Além das transferências, o Kwenda conta com um Cadastro Social de mais de 3 milhões de pessoas em situação de vulnerabilidade em todo o país, uma ferramenta essencial para delinear políticas de combate à pobreza, e que precisa de recursos para ser ainda mais robusta e ampla. O projecto tem também as componentes de Municipalização da Acção Social, através da criação dos Centros de Acção Social Integrados, e de Inclusão Produtiva – apoio às famílias vulneráveis para iniciar actividades geradoras de renda em áreas como a agricultura, pecuária, pesca, artesanato, cultura, turismo rural e ambiente, transformação de produtos agro-pecuários, fundos e caixas comunitárias e energias renováveis.

Com estes instrumentos, a iniciativa lançada pelo Governo angolano, e implementada pela agência governamental Fundo de Apoio Social (FAS), está já a dar resposta aos desafios sócio-económicos das comunidades mais vulneráveis, com um impacto gigantesco. O Kwenda permite também a circulação de um maior volume de dinheiro nas áreas rurais, aumentando o índice de bancarização de populações tradicionalmente excluídas do sistema financeiro.

 Ao investir uma parte dos fundos de subsídio aos combustíveis no programa Kwenda, que apoia às áreas da Educação, Saúde e combate à pobreza, o Governo estaria a promover, de forma ainda mais contundente, mudanças positivas, elevando os padrões de vida, promovendo o desenvolvimento sustentável e criar uma sociedade mais inclusiva e equitativa, tal como aconteceu noutras partes do mundo.

 É importante realçar que o sistema de transferências sociais monetárias, que caracteriza o programa Kwenda, é um modelo com resultados comprovados a nível internacional. No Brasil, entre 2003 e 2021, o famoso "Bolsa Família” retirou pelo menos 3,4 milhões de pessoas da pobreza extrema e ajudou a reduzir 16% da mortalidade infantil. Ao mesmo tempo, ajudou a diminuir a desigualdade regional, a melhorar a participação escolar e a aumentar os índices de segurança alimentar. Este ano, os especialistas estimam que o "Bolsa Família” deverá tirar mais 3 milhões de pessoas da pobreza extrema no país. O programa beneficia, actualmente, 21,1 milhões de famílias, e terá uma influência importante no crescimento do Produto Interno Bruto do país este ano.

 Noutras latitudes, na Índia, o sistema de transferências sociais monetárias beneficiou centenas de milhares de pessoas, com especial incidência nas mulheres, idosos e agricultores. O Fundo Monetário Internacional considerou o programa uma "maravilha logística”, pela execução e resultados.

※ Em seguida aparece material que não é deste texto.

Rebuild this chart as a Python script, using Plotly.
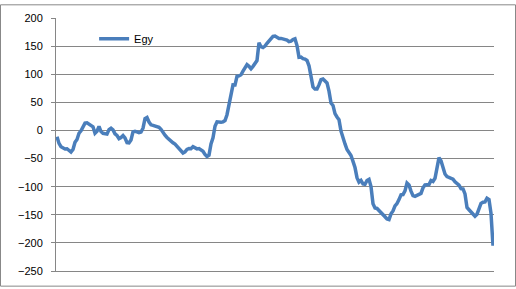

 Num mundo globalizado, e bebendo de experiências de outros países, o programa Kwenda faz a diferença. Os subsídios aos combustíveis foram pensados para ajudar as economias familiares, é certo. Mas, a sociedade e a economia angolanas já não são as mesmas de há uns anos. Reconhecendo a necessidade de encontrar um equilíbrio entre considerações económicas e bem-estar social, é fundamental analisar a eficácia desta política no combate à pobreza e no fomento de desenvolvimento, em detrimento de programas sociais de maior impacto.

 Não seria nada inédito. Esta semana, a Nigéria eliminou os subsídios aos combustíveis para aliviar as finanças públicas, revertendo os montantes bilionários para os investimentos em infra-estrutura pública e melhoria das condições de vida das populações.

 Tal como na Nigéria, se em Angola uma parte dos enormes valores que o Estado investe para garantir preços artificiais de combustíveis fosse direccionada para iniciativas como o "Kwenda”, que têm uma acção directa no terreno, o impulso para desenvolver o nosso tecido social de forma harmoniosa e sustentável seria enorme. Recursos há. Vamos pensar nisso.